Please retype the data in full and exactly; the pictures are not part of the copy.

start Collected material

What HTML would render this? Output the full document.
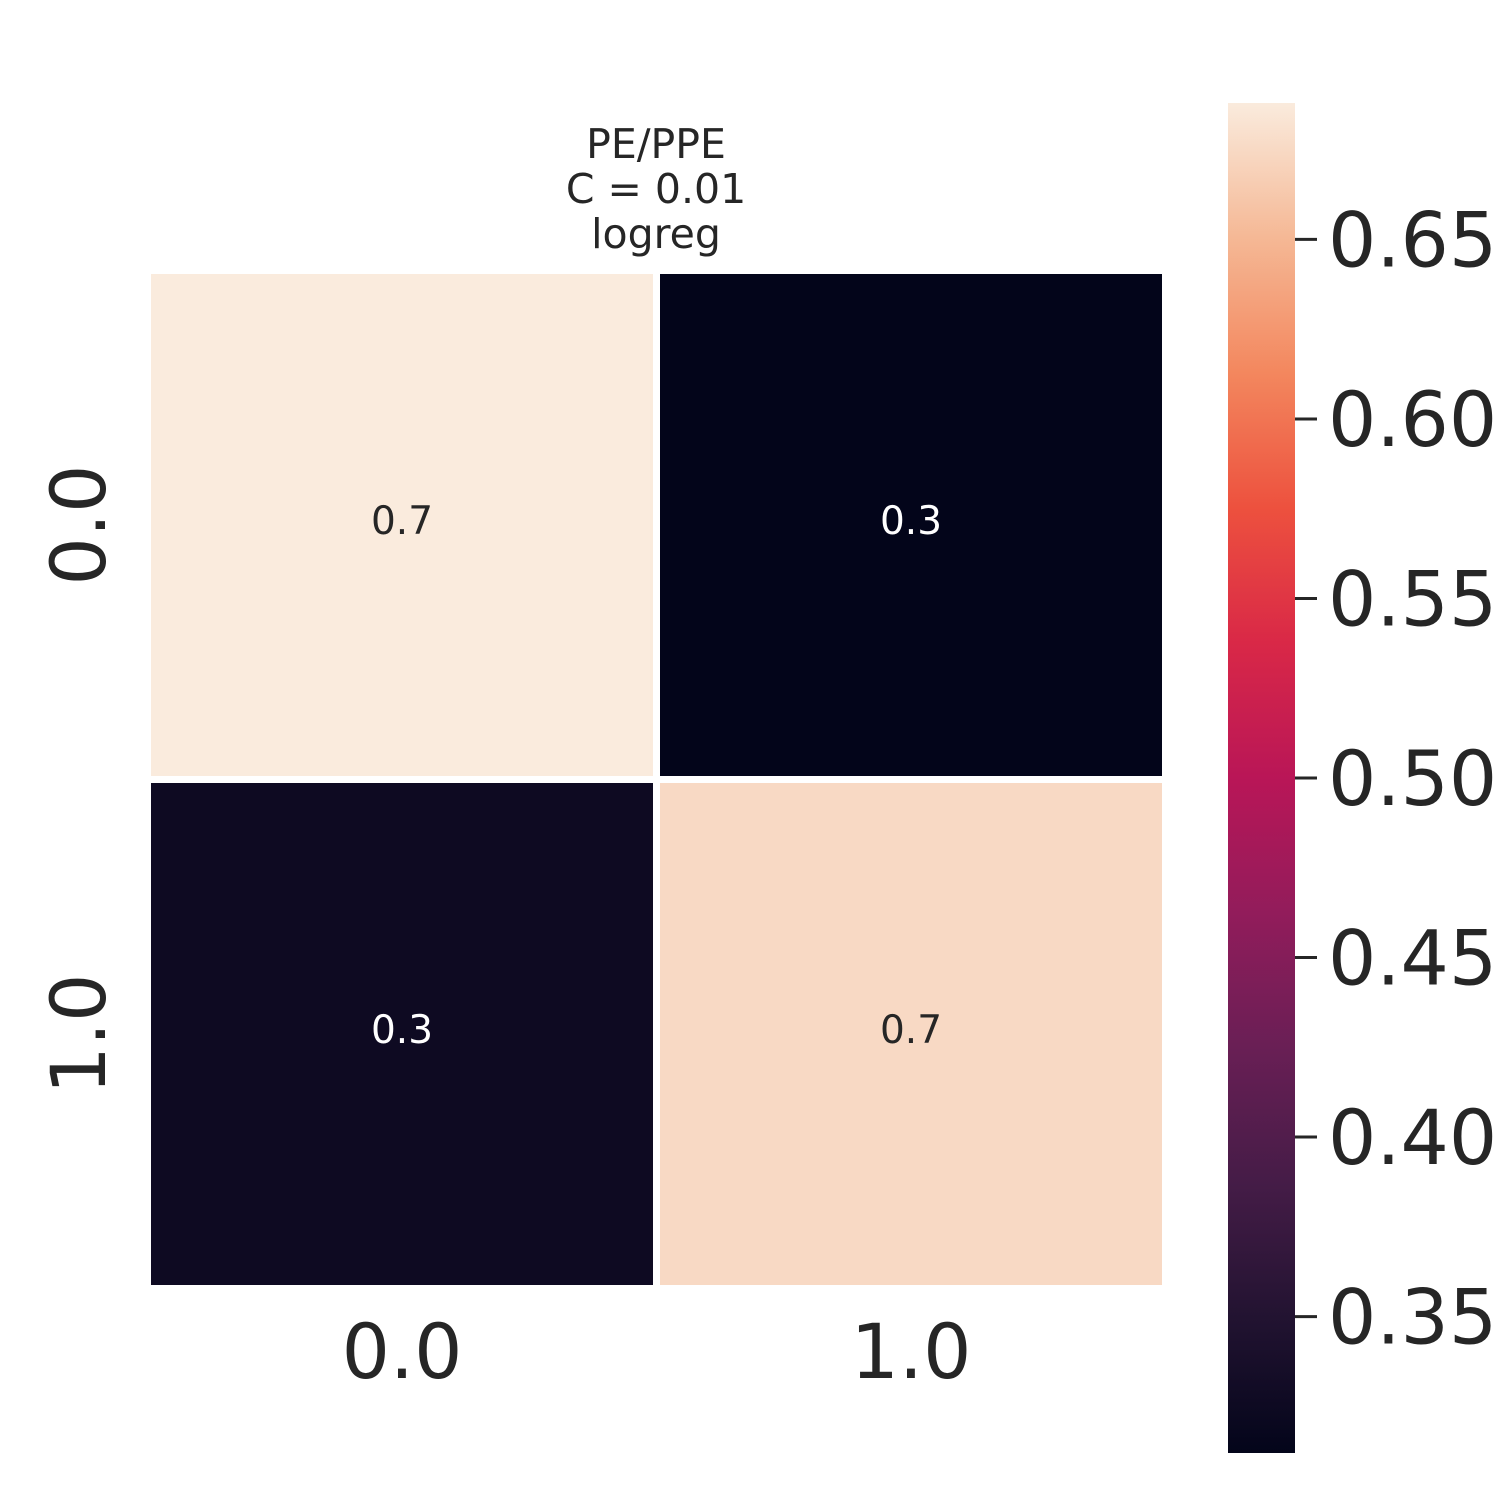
<!DOCTYPE html>
<html><head><meta charset="utf-8"><style>
html,body{margin:0;padding:0;background:#fff;}
svg{display:block;font-family:"DejaVu Sans","Liberation Sans",sans-serif;}
</style></head><body>
<svg id="chart" width="1500" height="1500" viewBox="0 0 1500 1500">
<defs><linearGradient id="rocket" x1="0" y1="1" x2="0" y2="0">
<stop offset="0" stop-color="#03051a"/><stop offset="0.1" stop-color="#221331"/><stop offset="0.2" stop-color="#451c47"/><stop offset="0.3" stop-color="#691f55"/><stop offset="0.4" stop-color="#921c5b"/><stop offset="0.5" stop-color="#b91657"/><stop offset="0.6" stop-color="#d92847"/><stop offset="0.7" stop-color="#ed513e"/><stop offset="0.8" stop-color="#f3875e"/><stop offset="0.9" stop-color="#f5b895"/><stop offset="1" stop-color="#faebdd"/>
</linearGradient></defs>
<g fill="#262626" font-size="41" text-anchor="middle">
<text x="656" y="158">PE/PPE</text><text x="656" y="203">C = 0.01</text><text x="656" y="248">logreg</text></g>
<g id="cells"></g><g id="xt"></g><g id="yt"></g>
<rect x="1228" y="103" width="67" height="1350" fill="url(#rocket)"/>
<g id="cb"></g>
</svg>
<script>
const xLabels=["0.0","1.0"];
const yLabels=["0.0","1.0"];
const row0=[0.688,0.312];
const row1=[0.325,0.675];
const cbTicks=[0.35,0.40,0.45,0.50,0.55,0.60,0.65];
const values=[row0,row1];
const vmin=0.312,vmax=0.688;
const stops=[[0,"#03051a"],[0.1,"#221331"],[0.2,"#451c47"],[0.3,"#691f55"],[0.4,"#921c5b"],[0.5,"#b91657"],[0.6,"#d92847"],[0.7,"#ed513e"],[0.8,"#f3875e"],[0.9,"#f5b895"],[1,"#faebdd"]];
function hex(h){return [1,3,5].map(i=>parseInt(h.substr(i,2),16));}
function cmap(t){t=Math.max(0,Math.min(1,t));for(let i=1;i<stops.length;i++){if(t<=stops[i][0]){const a=hex(stops[i-1][1]),b=hex(stops[i][1]);const f=(t-stops[i-1][0])/(stops[i][0]-stops[i-1][0]);return "rgb("+a.map((v,k)=>Math.round(v+(b[k]-v)*f)).join(",")+")";}}return stops[stops.length-1][1];}
const x0=151,y0=274,step=509,size=502;
const xs=j=>x0+j*step, ys=i=>y0+i*step;
const NS="http://www.w3.org/2000/svg";
function mk(tag,attrs,parent){const e=document.createElementNS(NS,tag);for(const k in attrs)e.setAttribute(k,attrs[k]);document.getElementById(parent).appendChild(e);return e;}
values.forEach((row,i)=>row.forEach((v,j)=>{
const t=(v-vmin)/(vmax-vmin);
const r=mk("rect",{x:xs(j),y:ys(i),width:size,height:size,fill:cmap(t)},"cells");


const tx=mk("text",{x:xs(j)+size/2,y:ys(i)+260,"font-size":"39","text-anchor":"middle",fill:t>0.5?"#262626":"#ffffff"},"cells");


tx.textContent=v.toFixed(1);
}));
xLabels.forEach((l,j)=>{const t=mk("text",{x:xs(j)+size/2,y:1378,"font-size":"76","text-anchor":"middle",fill:"#262626"},"xt");


t.textContent=l;});
yLabels.forEach((l,i)=>{const cy=ys(i)+size/2;const t=mk("text",{x:0,y:0,transform:"translate(105,"+cy+") rotate(-90)","font-size":"76","text-anchor":"middle",fill:"#262626"},"yt");


t.textContent=l;});
const cbY=v=>1453-(v-vmin)/(vmax-vmin)*1350;
cbTicks.forEach(v=>{const y=cbY(v);
const ln=mk("line",{x1:1295,x2:1317,y1:y,y2:y,stroke:"#262626","stroke-width":"3"},"cb");


const t=mk("text",{x:1328,y:y+27,"font-size":"76",fill:"#262626"},"cb");


t.textContent=v.toFixed(2);});
</script>
</body></html>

end Collected material

#### Answer to the task
What HTML would render this? Output the full document.
<!DOCTYPE html>
<html><head><meta charset="utf-8"><style>
html,body{margin:0;padding:0;background:#fff;}
svg{display:block;font-family:"DejaVu Sans","Liberation Sans",sans-serif;}
</style></head><body>
<svg id="chart" width="1500" height="1500" viewBox="0 0 1500 1500">
<defs><linearGradient id="rocket" x1="0" y1="1" x2="0" y2="0">
<stop offset="0" stop-color="#03051a"/><stop offset="0.1" stop-color="#221331"/><stop offset="0.2" stop-color="#451c47"/><stop offset="0.3" stop-color="#691f55"/><stop offset="0.4" stop-color="#921c5b"/><stop offset="0.5" stop-color="#b91657"/><stop offset="0.6" stop-color="#d92847"/><stop offset="0.7" stop-color="#ed513e"/><stop offset="0.8" stop-color="#f3875e"/><stop offset="0.9" stop-color="#f5b895"/><stop offset="1" stop-color="#faebdd"/>
</linearGradient></defs>
<g fill="#262626" font-size="41" text-anchor="middle">
<text x="656" y="158">PE/PPE</text><text x="656" y="203">C = 0.01</text><text x="656" y="248">logreg</text></g>
<g id="cells"></g><g id="xt"></g><g id="yt"></g>
<rect x="1228" y="103" width="67" height="1350" fill="url(#rocket)"/>
<g id="cb"></g>
</svg>
<script>
const xLabels=["0.0","1.0"];
const yLabels=["0.0","1.0"];
const row0=[0.688,0.312];
const row1=[0.325,0.675];
const cbTicks=[0.35,0.40,0.45,0.50,0.55,0.60,0.65];
const values=[row0,row1];
const vmin=0.312,vmax=0.688;
const stops=[[0,"#03051a"],[0.1,"#221331"],[0.2,"#451c47"],[0.3,"#691f55"],[0.4,"#921c5b"],[0.5,"#b91657"],[0.6,"#d92847"],[0.7,"#ed513e"],[0.8,"#f3875e"],[0.9,"#f5b895"],[1,"#faebdd"]];
function hex(h){return [1,3,5].map(i=>parseInt(h.substr(i,2),16));}
function cmap(t){t=Math.max(0,Math.min(1,t));for(let i=1;i<stops.length;i++){if(t<=stops[i][0]){const a=hex(stops[i-1][1]),b=hex(stops[i][1]);const f=(t-stops[i-1][0])/(stops[i][0]-stops[i-1][0]);return "rgb("+a.map((v,k)=>Math.round(v+(b[k]-v)*f)).join(",")+")";}}return stops[stops.length-1][1];}
const x0=151,y0=274,step=509,size=502;
const xs=j=>x0+j*step, ys=i=>y0+i*step;
const NS="http://www.w3.org/2000/svg";
function mk(tag,attrs,parent){const e=document.createElementNS(NS,tag);for(const k in attrs)e.setAttribute(k,attrs[k]);document.getElementById(parent).appendChild(e);return e;}
values.forEach((row,i)=>row.forEach((v,j)=>{
const t=(v-vmin)/(vmax-vmin);
const r=mk("rect",{x:xs(j),y:ys(i),width:size,height:size,fill:cmap(t)},"cells");


const tx=mk("text",{x:xs(j)+size/2,y:ys(i)+260,"font-size":"39","text-anchor":"middle",fill:t>0.5?"#262626":"#ffffff"},"cells");


tx.textContent=v.toFixed(1);
}));
xLabels.forEach((l,j)=>{const t=mk("text",{x:xs(j)+size/2,y:1378,"font-size":"76","text-anchor":"middle",fill:"#262626"},"xt");


t.textContent=l;});
yLabels.forEach((l,i)=>{const cy=ys(i)+size/2;const t=mk("text",{x:0,y:0,transform:"translate(105,"+cy+") rotate(-90)","font-size":"76","text-anchor":"middle",fill:"#262626"},"yt");


t.textContent=l;});
const cbY=v=>1453-(v-vmin)/(vmax-vmin)*1350;
cbTicks.forEach(v=>{const y=cbY(v);
const ln=mk("line",{x1:1295,x2:1317,y1:y,y2:y,stroke:"#262626","stroke-width":"3"},"cb");


const t=mk("text",{x:1328,y:y+27,"font-size":"76",fill:"#262626"},"cb");


t.textContent=v.toFixed(2);});
</script>
</body></html>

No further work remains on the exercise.